## INFORMATION SHOWN:
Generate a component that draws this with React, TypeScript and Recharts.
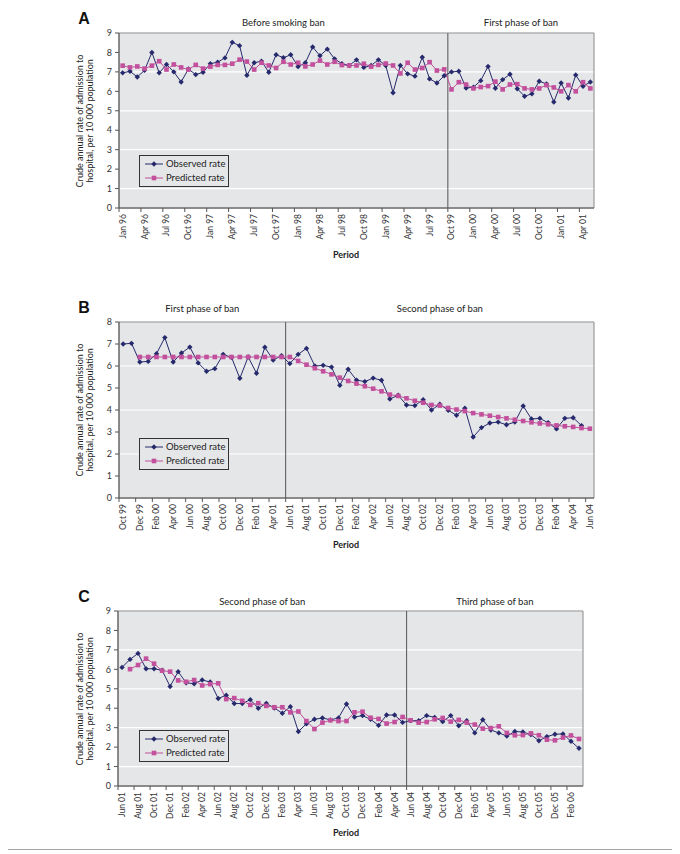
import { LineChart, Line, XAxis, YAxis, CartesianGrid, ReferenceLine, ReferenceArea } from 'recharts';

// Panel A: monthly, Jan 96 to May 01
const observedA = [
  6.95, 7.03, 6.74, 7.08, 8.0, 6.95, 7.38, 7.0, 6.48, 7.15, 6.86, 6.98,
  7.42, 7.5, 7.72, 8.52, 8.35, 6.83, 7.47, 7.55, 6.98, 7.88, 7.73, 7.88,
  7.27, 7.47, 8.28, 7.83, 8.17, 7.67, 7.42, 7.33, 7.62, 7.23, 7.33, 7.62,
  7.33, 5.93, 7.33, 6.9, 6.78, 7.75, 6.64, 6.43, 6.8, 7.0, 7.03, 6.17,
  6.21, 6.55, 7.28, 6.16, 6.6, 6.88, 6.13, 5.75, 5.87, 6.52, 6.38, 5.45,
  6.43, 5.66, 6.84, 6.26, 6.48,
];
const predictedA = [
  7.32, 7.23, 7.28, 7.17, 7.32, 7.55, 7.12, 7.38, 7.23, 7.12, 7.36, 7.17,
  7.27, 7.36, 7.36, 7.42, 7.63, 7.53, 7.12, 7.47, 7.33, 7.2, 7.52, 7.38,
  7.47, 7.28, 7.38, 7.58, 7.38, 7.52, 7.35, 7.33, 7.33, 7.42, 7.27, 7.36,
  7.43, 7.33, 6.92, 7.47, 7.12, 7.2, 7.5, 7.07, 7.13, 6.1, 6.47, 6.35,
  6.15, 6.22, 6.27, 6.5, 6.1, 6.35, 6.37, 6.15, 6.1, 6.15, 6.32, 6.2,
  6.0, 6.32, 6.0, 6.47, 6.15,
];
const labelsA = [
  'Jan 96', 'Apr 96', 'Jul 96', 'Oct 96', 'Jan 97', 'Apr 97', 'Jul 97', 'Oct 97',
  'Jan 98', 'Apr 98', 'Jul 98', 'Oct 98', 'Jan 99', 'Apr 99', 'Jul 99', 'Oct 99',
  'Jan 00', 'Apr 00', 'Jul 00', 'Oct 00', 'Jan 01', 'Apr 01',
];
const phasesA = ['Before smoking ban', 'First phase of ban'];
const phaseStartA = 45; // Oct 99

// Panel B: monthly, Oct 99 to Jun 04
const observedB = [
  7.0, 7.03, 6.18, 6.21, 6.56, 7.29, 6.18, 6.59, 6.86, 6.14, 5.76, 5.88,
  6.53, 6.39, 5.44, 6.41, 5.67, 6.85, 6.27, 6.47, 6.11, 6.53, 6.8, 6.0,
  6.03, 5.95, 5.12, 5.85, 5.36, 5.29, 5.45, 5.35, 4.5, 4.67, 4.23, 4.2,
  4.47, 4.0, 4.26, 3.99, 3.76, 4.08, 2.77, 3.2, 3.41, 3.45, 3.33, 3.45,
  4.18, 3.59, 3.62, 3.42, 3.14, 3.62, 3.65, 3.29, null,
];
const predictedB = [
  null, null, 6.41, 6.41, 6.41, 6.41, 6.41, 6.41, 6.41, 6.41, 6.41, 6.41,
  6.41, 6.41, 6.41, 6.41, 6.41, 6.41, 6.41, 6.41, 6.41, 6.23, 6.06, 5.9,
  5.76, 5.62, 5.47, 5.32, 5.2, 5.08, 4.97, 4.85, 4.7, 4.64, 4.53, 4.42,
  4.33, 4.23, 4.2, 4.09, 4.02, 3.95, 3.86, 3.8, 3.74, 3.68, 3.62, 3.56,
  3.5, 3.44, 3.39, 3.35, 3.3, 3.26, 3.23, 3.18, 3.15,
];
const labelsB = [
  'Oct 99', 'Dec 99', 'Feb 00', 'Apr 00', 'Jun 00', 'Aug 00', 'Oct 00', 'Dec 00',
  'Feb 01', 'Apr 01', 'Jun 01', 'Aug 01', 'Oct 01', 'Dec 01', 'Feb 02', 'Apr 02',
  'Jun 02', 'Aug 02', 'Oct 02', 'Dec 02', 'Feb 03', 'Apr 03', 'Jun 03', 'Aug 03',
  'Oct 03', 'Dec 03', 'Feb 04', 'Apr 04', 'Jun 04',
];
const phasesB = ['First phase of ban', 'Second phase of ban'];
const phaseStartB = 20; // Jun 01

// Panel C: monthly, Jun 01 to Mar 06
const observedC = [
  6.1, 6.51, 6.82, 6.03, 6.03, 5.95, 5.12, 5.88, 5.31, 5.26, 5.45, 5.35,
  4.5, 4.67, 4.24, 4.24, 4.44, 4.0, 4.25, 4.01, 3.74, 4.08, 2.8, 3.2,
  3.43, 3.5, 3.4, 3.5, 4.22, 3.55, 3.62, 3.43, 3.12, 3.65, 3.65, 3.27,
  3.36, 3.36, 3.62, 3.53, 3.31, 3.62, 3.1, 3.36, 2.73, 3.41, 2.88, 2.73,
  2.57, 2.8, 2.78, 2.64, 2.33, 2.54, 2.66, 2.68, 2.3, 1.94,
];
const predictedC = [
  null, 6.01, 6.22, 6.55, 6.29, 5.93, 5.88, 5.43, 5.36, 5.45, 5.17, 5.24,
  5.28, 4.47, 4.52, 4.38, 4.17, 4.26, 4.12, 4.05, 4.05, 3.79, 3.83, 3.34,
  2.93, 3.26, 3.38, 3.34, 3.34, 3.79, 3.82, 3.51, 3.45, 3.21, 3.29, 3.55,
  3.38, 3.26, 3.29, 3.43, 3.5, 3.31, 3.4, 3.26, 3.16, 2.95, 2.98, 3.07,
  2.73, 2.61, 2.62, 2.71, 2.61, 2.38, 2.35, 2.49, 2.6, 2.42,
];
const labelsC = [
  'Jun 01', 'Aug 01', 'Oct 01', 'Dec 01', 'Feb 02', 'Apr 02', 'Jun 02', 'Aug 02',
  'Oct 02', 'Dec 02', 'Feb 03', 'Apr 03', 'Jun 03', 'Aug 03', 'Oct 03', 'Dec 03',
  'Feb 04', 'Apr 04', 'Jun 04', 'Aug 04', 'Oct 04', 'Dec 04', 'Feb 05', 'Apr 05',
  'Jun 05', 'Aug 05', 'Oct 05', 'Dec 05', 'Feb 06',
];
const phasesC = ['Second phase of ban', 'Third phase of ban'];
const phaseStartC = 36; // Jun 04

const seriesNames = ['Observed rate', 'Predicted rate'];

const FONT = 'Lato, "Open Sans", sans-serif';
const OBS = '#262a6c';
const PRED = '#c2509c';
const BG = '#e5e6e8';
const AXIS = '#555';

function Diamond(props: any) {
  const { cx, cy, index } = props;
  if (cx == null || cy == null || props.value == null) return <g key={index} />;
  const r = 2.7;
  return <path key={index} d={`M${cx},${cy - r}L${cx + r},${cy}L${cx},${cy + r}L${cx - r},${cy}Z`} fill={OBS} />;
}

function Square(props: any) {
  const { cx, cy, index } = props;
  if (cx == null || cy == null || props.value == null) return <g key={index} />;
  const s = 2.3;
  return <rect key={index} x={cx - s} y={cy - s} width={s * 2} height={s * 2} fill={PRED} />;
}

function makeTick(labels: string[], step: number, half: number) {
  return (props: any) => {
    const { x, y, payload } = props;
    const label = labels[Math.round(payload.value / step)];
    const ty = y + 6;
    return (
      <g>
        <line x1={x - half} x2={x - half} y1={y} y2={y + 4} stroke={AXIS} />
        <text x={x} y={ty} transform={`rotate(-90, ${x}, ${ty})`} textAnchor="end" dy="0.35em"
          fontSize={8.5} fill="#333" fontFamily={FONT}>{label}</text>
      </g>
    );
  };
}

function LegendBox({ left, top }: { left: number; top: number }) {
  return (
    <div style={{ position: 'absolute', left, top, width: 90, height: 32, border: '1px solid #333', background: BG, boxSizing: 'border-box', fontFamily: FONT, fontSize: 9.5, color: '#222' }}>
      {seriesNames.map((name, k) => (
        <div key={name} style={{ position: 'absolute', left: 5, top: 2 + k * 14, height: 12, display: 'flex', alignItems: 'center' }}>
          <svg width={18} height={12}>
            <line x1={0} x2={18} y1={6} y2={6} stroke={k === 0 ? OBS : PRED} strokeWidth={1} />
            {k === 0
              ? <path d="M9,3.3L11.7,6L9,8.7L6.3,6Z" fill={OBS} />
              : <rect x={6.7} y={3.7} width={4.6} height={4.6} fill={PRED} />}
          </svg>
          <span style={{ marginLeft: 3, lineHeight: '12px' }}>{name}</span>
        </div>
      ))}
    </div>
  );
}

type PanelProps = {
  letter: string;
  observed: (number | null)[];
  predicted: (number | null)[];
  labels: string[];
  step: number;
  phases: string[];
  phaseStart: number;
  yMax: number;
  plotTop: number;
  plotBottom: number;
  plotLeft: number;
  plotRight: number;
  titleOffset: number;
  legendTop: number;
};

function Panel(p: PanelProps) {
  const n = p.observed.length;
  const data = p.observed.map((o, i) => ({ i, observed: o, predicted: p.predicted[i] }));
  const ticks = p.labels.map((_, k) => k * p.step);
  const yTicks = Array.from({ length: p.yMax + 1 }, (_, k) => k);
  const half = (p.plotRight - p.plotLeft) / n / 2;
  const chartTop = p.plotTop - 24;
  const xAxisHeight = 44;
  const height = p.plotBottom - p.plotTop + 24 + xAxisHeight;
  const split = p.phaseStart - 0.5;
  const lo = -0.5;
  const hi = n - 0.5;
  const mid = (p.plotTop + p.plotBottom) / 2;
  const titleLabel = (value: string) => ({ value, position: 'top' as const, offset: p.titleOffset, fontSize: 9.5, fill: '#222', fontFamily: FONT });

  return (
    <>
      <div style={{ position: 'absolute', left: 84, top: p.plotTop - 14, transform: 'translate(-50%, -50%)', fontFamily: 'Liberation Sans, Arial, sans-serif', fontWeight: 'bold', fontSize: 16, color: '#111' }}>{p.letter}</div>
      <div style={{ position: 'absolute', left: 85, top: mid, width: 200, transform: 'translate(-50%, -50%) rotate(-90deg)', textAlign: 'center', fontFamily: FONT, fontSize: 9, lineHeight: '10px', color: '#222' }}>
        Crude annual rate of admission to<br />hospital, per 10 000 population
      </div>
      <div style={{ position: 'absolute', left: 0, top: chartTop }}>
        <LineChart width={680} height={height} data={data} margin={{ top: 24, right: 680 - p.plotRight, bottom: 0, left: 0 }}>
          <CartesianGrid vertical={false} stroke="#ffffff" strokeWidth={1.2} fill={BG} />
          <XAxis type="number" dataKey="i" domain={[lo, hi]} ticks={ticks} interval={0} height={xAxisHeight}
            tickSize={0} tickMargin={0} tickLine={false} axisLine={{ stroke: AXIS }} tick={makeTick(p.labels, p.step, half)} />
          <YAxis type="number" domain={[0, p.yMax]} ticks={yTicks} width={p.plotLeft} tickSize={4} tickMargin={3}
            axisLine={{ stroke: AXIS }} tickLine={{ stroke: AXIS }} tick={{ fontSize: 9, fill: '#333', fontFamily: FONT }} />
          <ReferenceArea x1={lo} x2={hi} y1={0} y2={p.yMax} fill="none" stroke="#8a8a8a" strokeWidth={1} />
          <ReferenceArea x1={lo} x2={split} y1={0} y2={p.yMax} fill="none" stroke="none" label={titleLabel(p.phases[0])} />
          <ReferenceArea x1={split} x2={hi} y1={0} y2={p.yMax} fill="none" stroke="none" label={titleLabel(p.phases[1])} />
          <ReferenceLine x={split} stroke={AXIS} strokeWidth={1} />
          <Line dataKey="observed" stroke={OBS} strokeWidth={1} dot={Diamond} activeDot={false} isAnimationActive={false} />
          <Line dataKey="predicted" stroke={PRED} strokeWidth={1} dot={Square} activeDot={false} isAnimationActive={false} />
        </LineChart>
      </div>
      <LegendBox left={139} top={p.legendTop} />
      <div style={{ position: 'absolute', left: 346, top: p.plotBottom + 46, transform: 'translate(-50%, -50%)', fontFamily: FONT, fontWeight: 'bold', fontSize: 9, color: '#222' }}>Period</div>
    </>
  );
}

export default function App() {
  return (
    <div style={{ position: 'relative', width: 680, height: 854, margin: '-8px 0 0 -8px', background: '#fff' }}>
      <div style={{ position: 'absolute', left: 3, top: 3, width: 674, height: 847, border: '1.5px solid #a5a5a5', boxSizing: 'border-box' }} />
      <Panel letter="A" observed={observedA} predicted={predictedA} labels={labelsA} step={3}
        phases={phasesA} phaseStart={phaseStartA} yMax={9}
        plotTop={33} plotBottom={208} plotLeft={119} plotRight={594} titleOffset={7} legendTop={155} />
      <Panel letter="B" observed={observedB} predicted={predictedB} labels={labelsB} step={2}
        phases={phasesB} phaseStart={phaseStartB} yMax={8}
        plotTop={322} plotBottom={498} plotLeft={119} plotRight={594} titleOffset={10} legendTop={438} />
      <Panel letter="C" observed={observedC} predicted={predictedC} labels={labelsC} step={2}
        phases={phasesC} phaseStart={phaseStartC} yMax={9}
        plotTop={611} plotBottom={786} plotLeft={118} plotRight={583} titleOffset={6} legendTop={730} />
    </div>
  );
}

## TASK DESCRIPTION:
Pictures stay out. Repeat only the lines from the beginning of the data through the line that has "CartesianGrid, ReferenceLine, ReferenceArea".

## CORRECT RESPONSE:
Generate a component that draws this with React, TypeScript and Recharts.
import { LineChart, Line, XAxis, YAxis, CartesianGrid, ReferenceLine, ReferenceArea } from 'recharts';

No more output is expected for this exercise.